▶ [Written instruction]: Print exactly the lines from the first one down to the line that contains "20000, 30000, 50000, 70000, 100000, 200000, 500000, 1000000]", both included, and skip the pictures.

============================================================

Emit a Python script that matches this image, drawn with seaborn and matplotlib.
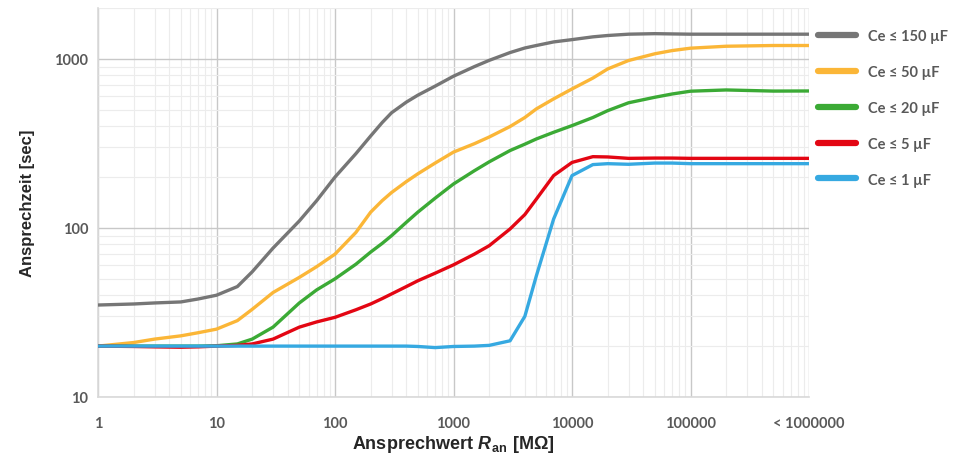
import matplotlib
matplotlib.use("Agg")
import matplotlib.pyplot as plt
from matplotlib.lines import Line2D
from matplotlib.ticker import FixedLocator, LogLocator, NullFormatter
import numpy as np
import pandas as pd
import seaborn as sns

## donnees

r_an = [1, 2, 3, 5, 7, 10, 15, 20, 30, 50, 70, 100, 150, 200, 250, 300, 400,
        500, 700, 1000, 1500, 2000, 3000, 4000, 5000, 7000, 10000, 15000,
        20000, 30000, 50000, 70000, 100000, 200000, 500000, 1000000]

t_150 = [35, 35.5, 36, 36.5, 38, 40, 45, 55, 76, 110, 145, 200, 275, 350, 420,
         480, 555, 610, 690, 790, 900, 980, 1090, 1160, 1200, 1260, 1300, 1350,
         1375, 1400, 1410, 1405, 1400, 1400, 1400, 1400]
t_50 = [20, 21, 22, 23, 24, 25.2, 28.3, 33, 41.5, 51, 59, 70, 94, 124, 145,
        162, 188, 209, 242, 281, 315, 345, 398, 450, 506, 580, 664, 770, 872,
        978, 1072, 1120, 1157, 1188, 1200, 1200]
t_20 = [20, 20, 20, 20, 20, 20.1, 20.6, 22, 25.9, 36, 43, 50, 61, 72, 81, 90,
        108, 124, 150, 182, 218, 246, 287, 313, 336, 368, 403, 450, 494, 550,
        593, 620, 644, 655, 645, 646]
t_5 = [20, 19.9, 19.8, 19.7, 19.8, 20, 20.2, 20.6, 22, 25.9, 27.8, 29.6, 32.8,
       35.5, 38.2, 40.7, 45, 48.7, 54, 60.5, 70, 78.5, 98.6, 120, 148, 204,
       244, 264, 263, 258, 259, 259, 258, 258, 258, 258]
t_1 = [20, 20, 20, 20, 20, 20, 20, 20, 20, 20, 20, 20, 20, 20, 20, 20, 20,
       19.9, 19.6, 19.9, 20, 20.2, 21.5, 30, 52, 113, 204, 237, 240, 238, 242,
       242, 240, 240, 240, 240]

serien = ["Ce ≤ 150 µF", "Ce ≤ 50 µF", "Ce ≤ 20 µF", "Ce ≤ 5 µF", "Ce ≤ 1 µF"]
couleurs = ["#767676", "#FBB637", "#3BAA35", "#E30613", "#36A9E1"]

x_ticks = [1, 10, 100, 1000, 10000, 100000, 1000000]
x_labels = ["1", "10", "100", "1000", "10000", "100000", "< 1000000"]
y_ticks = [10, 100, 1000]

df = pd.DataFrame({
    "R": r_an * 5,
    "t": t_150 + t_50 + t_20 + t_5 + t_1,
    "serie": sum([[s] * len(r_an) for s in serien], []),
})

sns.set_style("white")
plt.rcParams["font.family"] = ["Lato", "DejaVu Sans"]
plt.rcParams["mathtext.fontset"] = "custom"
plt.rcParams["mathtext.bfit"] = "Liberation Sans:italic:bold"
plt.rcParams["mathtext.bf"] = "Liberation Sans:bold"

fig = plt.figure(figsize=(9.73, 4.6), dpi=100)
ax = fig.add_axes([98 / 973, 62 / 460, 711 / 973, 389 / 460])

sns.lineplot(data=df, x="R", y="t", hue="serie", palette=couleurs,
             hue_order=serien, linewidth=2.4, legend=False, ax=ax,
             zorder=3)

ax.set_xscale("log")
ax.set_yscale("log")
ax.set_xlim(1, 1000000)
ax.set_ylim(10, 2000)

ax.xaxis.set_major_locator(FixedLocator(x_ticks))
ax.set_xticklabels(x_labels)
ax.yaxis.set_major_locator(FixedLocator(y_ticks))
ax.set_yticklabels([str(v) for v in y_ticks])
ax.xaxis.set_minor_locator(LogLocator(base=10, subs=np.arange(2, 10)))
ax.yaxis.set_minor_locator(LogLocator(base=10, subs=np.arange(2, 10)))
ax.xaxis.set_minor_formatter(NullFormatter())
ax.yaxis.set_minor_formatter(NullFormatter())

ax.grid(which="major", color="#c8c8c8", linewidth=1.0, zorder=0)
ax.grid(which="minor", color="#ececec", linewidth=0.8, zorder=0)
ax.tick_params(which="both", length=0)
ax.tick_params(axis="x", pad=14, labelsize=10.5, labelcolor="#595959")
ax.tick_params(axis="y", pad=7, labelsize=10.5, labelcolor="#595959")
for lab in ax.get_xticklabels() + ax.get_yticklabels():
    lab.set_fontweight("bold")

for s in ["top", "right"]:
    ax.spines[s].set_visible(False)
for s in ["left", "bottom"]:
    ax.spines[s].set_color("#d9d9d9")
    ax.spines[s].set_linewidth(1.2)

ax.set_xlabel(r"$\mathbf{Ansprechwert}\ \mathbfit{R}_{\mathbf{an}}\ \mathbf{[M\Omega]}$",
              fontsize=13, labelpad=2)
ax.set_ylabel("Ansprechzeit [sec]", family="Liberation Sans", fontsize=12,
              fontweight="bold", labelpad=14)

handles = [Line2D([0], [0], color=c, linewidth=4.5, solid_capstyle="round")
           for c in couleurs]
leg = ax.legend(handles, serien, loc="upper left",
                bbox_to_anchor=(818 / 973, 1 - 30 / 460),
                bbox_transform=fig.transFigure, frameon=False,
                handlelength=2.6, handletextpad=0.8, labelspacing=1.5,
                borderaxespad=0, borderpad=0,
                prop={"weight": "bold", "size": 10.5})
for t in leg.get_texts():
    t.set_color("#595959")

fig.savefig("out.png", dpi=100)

============================================================

▶ [Answer for the task]:
Emit a Python script that matches this image, drawn with seaborn and matplotlib.
import matplotlib
matplotlib.use("Agg")
import matplotlib.pyplot as plt
from matplotlib.lines import Line2D
from matplotlib.ticker import FixedLocator, LogLocator, NullFormatter
import numpy as np
import pandas as pd
import seaborn as sns

## donnees

r_an = [1, 2, 3, 5, 7, 10, 15, 20, 30, 50, 70, 100, 150, 200, 250, 300, 400,
        500, 700, 1000, 1500, 2000, 3000, 4000, 5000, 7000, 10000, 15000,
        20000, 30000, 50000, 70000, 100000, 200000, 500000, 1000000]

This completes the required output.